### WRITTEN PROBLEM
Give a count of the lines below that have the string "this" in them, with no other words.

### RECORDS FOR PROCESSING
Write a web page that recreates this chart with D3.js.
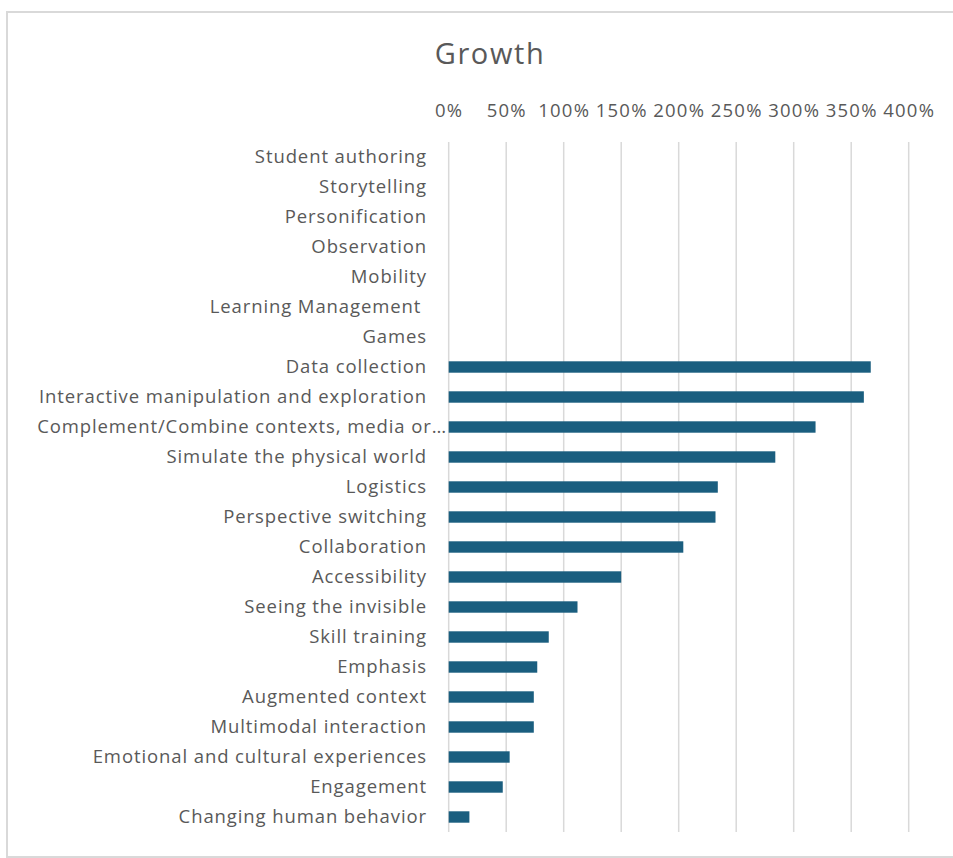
<!DOCTYPE html>
<html>
<head>
<meta charset="utf-8">
<script src="https://cdn.jsdelivr.net/npm/d3@7"></script>
<style>
  html, body { margin: 0; padding: 0; background: #fff; }
  svg { display: block; }
  text { font-family: "Open Sans", "Noto Sans", sans-serif; }
</style>
</head>
<body>
<svg id="chart" width="953" height="858"></svg>
<script>
// Categories, top to bottom
const categories = [
  "Student authoring",
  "Storytelling",
  "Personification",
  "Observation",
  "Mobility",
  "Learning Management ",
  "Games",
  "Data collection",
  "Interactive manipulation and exploration",
  "Complement/Combine contexts, media or\u2026",
  "Simulate the physical world",
  "Logistics",
  "Perspective switching",
  "Collaboration",
  "Accessibility",
  "Seeing the invisible",
  "Skill training",
  "Emphasis",
  "Augmented context",
  "Multimodal interaction",
  "Emotional and cultural experiences",
  "Engagement",
  "Changing human behavior"
];

// Growth (fraction, 1 = 100%)
const growth = [
  0, 0, 0, 0, 0, 0, 0,
  3.67, 3.61, 3.19, 2.84, 2.34, 2.32, 2.04,
  1.50, 1.12, 0.87, 0.77, 0.74, 0.74, 0.53, 0.47, 0.18
];

const tickValues = [0, 0.5, 1, 1.5, 2, 2.5, 3, 3.5, 4];

const svg = d3.select("#chart");

// chart frame
svg.append("rect")
  .attr("x", 7).attr("y", 12)
  .attr("width", 960).attr("height", 845)
  .attr("fill", "#fff")
  .attr("stroke", "#d9d9d9")
  .attr("stroke-width", 2);

const x = d3.scaleLinear().domain([0, 4]).range([448.7, 908.7]);
const y = d3.scaleBand().domain(categories).range([142, 832]).paddingInner(0.62).paddingOuter(0.31);

// title
svg.append("text")
  .attr("x", 490).attr("y", 64)
  .attr("text-anchor", "middle")
  .attr("font-size", 29)
  .attr("letter-spacing", 1.6)
  .attr("fill", "#595959")
  .text("Growth");

// vertical gridlines
svg.append("g")
  .selectAll("line")
  .data(tickValues)
  .join("line")
  .attr("x1", d => x(d)).attr("x2", d => x(d))
  .attr("y1", 142).attr("y2", 832)
  .attr("stroke", "#d9d9d9")
  .attr("stroke-width", 1.5);

// top axis labels
const xAxis = d3.axisTop(x)
  .tickValues(tickValues)
  .tickFormat(d3.format(".0%"))
  .tickSize(0)
  .tickPadding(0);

svg.append("g")
  .attr("transform", "translate(0,117)")
  .call(xAxis)
  .call(g => g.select(".domain").remove())
  .call(g => g.selectAll("text")
    .attr("font-family", "\"Open Sans\", sans-serif")
    .attr("font-size", 18.5)
    .attr("letter-spacing", 1.2)
    .attr("fill", "#595959"));

// category labels
const yAxis = d3.axisLeft(y).tickSize(0).tickPadding(0);
svg.append("g")
  .attr("transform", "translate(427,0)")
  .call(yAxis)
  .call(g => g.select(".domain").remove())
  .call(g => g.selectAll("text")
    .attr("font-family", "\"Open Sans\", sans-serif")
    .attr("font-size", 18.5)
    .attr("letter-spacing", 0.9)
    .attr("fill", "#595959")
    .style("white-space", "pre")
    .attr("dx", d => d.endsWith("\u2026") ? 20 : 0));

// bars
svg.append("g")
  .selectAll("rect")
  .data(categories.map((c, i) => ({ c, v: growth[i] })).filter(d => d.v > 0))
  .join("rect")
  .attr("x", x(0))
  .attr("y", d => y(d.c))
  .attr("width", d => x(d.v) - x(0))
  .attr("height", y.bandwidth())
  .attr("fill", "#1a5e7f");
</script>
</body>
</html>
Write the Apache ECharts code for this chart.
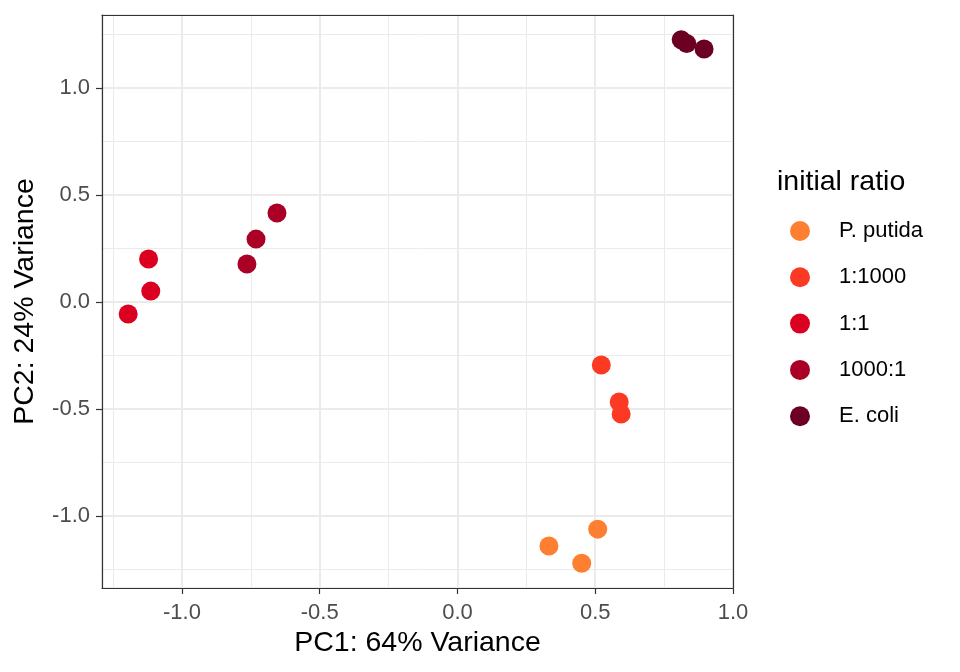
<!DOCTYPE html>
<html>
<head>
<meta charset="utf-8">
<script src="https://cdn.jsdelivr.net/npm/echarts@6/dist/echarts.min.js"></script>
<style>
html, body { margin: 0; padding: 0; background: #fff; }
#chart { width: 960px; height: 672px; }
</style>
</head>
<body>
<div id="chart"></div>
<script>
// PCA 散点图 数据
const groups = ['P. putida', '1:1000', '1:1', '1000:1', 'E. coli'];
const colors = ['#FE7F32', '#FC3A24', '#DC0020', '#AB0025', '#6B0022'];
const pc1 = [
	[0.332, 0.451, 0.509],
	[0.522, 0.587, 0.594],
	[-1.195, -1.121, -1.113],
	[-0.764, -0.731, -0.655],
	[0.812, 0.832, 0.895]
];
const pc2 = [
	[-1.140, -1.220, -1.061],
	[-0.294, -0.467, -0.523],
	[-0.056, 0.201, 0.051],
	[0.178, 0.294, 0.416],
	[1.225, 1.208, 1.182]
];

let chart = echarts.init(document.getElementById('chart'));

let series = groups.map((name, i) => ({
	name: name,
	type: 'scatter',
	symbolSize: 19,
	itemStyle: { color: colors[i], opacity: 1 },
	data: pc1[i].map((x, j) => [x, pc2[i][j]])
}));

const font = 'Liberation Sans';
const xRange = [-1.29, 1.0];
const yRange = [-1.336, 1.341];

let axisCommon = {
	type: 'value',
	axisLine: { show: true, onZero: false, lineStyle: { color: '#333', width: 1.2 } },
	axisTick: { show: true, length: 6, lineStyle: { color: '#333', width: 1.2 } },
	axisLabel: {
		color: '#4D4D4D', fontSize: 22, fontFamily: font,
		formatter: v => v.toFixed(1)
	},
	splitLine: { show: true, lineStyle: { color: '#EBEBEB', width: 2 } },
	minorTick: { show: false, splitNumber: 2 },
	minorSplitLine: { show: true, lineStyle: { color: '#EBEBEB', width: 1 } },
	nameTextStyle: { color: '#000', fontSize: 28.5, fontFamily: font }
};

// 上、右边框
let borderAxis = {
	type: 'value',
	axisLine: { show: true, onZero: false, lineStyle: { color: '#333', width: 1.2 } },
	axisTick: { show: false },
	axisLabel: { show: false },
	splitLine: { show: false }
};

let option = {
	backgroundColor: '#fff',
	animation: false,
	grid: {
		left: 102, right: 227, top: 15, bottom: 84,
		containLabel: false, outerBoundsMode: 'none',
		show: false
	},
	title: {
		text: 'initial ratio',
		left: 777, top: 168, padding: 0,
		textStyle: { color: '#000', fontSize: 28.5, fontWeight: 'normal', fontFamily: font }
	},
	legend: {
		data: groups,
		orient: 'vertical',
		left: 790, top: 220, padding: 0,
		icon: 'circle',
		itemWidth: 20, itemHeight: 20,
		itemGap: 24.3,
		textStyle: { color: '#000', fontSize: 22, fontFamily: font, padding: [0, 0, 0, 24] },
		selectedMode: false
	},
	xAxis: [
		Object.assign({}, axisCommon, {
			min: xRange[0], max: xRange[1],
			name: 'PC1: 64% Variance',
			nameLocation: 'middle', nameGap: 40,
			axisLabel: Object.assign({}, axisCommon.axisLabel, { showMinLabel: false, margin: 14 })
		}),
		Object.assign({}, borderAxis, { position: 'top', min: xRange[0], max: xRange[1] })
	],
	yAxis: [
		Object.assign({}, axisCommon, {
			min: yRange[0], max: yRange[1],
			name: 'PC2: 24% Variance',
			nameLocation: 'middle', nameGap: 62,
			axisLabel: Object.assign({}, axisCommon.axisLabel, { showMinLabel: false, showMaxLabel: false, margin: 12 })
		}),
		Object.assign({}, borderAxis, { position: 'right', min: yRange[0], max: yRange[1] })
	],
	series: series
};

chart.setOption(option);
</script>
</body>
</html>
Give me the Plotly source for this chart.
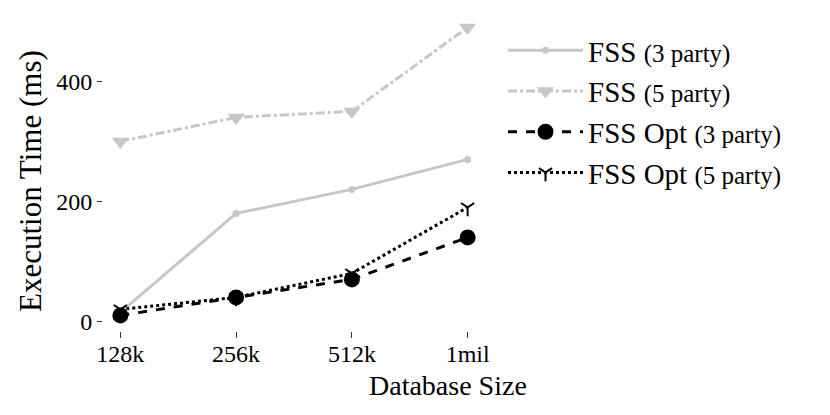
import plotly.graph_objects as go

categories = ["128k", "256k", "512k", "1mil"]
fss_3 = [15, 180, 220, 270]
fss_5 = [300, 340, 350, 490]
fss_opt_3 = [10, 40, 70, 140]
fss_opt_5 = [20, 40, 80, 190]
y_ticks = [0, 200, 400]

FONT = "Liberation Serif"
GREY = "#c5c9c1"

def lab(name, party):
    return f"{name} <span style='font-size:25px'>({party})</span>"

x_idx = list(range(len(categories)))
fig = go.Figure()
fig.add_trace(go.Scatter(x=x_idx, y=fss_3, mode="lines+markers", name=lab("FSS", "3 party"),
                         legendgroup="a",
                         line=dict(color=GREY, width=3, dash="solid"),
                         marker=dict(symbol="circle", size=7, color=GREY)))
fig.add_trace(go.Scatter(x=x_idx, y=fss_5, mode="lines+markers", name=lab("FSS", "5 party"),
                         legendgroup="b",
                         line=dict(color=GREY, width=3, dash="dashdot"),
                         marker=dict(symbol="triangle-down", size=15, color=GREY)))
fig.add_trace(go.Scatter(x=x_idx, y=fss_opt_3, mode="lines+markers", name=lab("FSS Opt", "3 party"),
                         legendgroup="c",
                         line=dict(color="black", width=3, dash="dash"),
                         marker=dict(symbol="circle", size=16, color="black")))
fig.add_trace(go.Scatter(x=x_idx, y=fss_opt_5, mode="lines+markers", name=lab("FSS Opt", "5 party"),
                         legendgroup="d",
                         line=dict(color="black", width=3, dash="dot"),
                         marker=dict(symbol="y-down", size=11, color="black",
                                     line=dict(color="black", width=2))))

L, R, T, B = 103, 345, 13, 84
PW, PH = 830 - L - R, 415 - T - B

fig.update_layout(
    width=830, height=415,
    margin=dict(l=L, r=R, t=T, b=B),
    plot_bgcolor="white", paper_bgcolor="white",
    font=dict(family=FONT, size=24, color="black"),
    showlegend=True,
    legend=dict(x=(503 - L) / PW, y=(415 - B - 25) / PH, xanchor="left", yanchor="top",
                font=dict(family=FONT, size=29, color="black"),
                itemwidth=75,
                tracegroupgap=0, bgcolor="rgba(0,0,0,0)"),
    xaxis=dict(tickmode="array", tickvals=x_idx, ticktext=categories,
               range=[-0.15, 3.15], showgrid=False, zeroline=False, showline=False,
               ticks="outside", ticklen=6, tickwidth=1, tickcolor="#333",
               ticklabelstandoff=-5,
               tickfont=dict(family=FONT, size=24), automargin=False),
    yaxis=dict(tickmode="array", tickvals=y_ticks, ticktext=[str(v) for v in y_ticks],
               range=[-16, 514], showgrid=False, zeroline=False, showline=False,
               ticks="outside", ticklen=5, tickwidth=1, tickcolor="#333",
               tickfont=dict(family=FONT, size=24), automargin=False),
    annotations=[
        dict(text="Database Size", xref="paper", yref="paper",
             x=(448 - L) / PW, y=-(385 - (415 - B)) / PH,
             xanchor="center", yanchor="middle", showarrow=False,
             font=dict(family=FONT, size=28)),
        dict(text="Execution Time (ms)", xref="paper", yref="paper",
             x=(30 - L) / PW, y=((415 - B) - 181) / PH, textangle=-90,
             xanchor="center", yanchor="middle", showarrow=False,
             font=dict(family=FONT, size=31)),
    ],
)

fig.write_html("out.html", config={"displayModeBar": False},
               post_script="document.body.style.margin='0';")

### TASK OUTPUT
3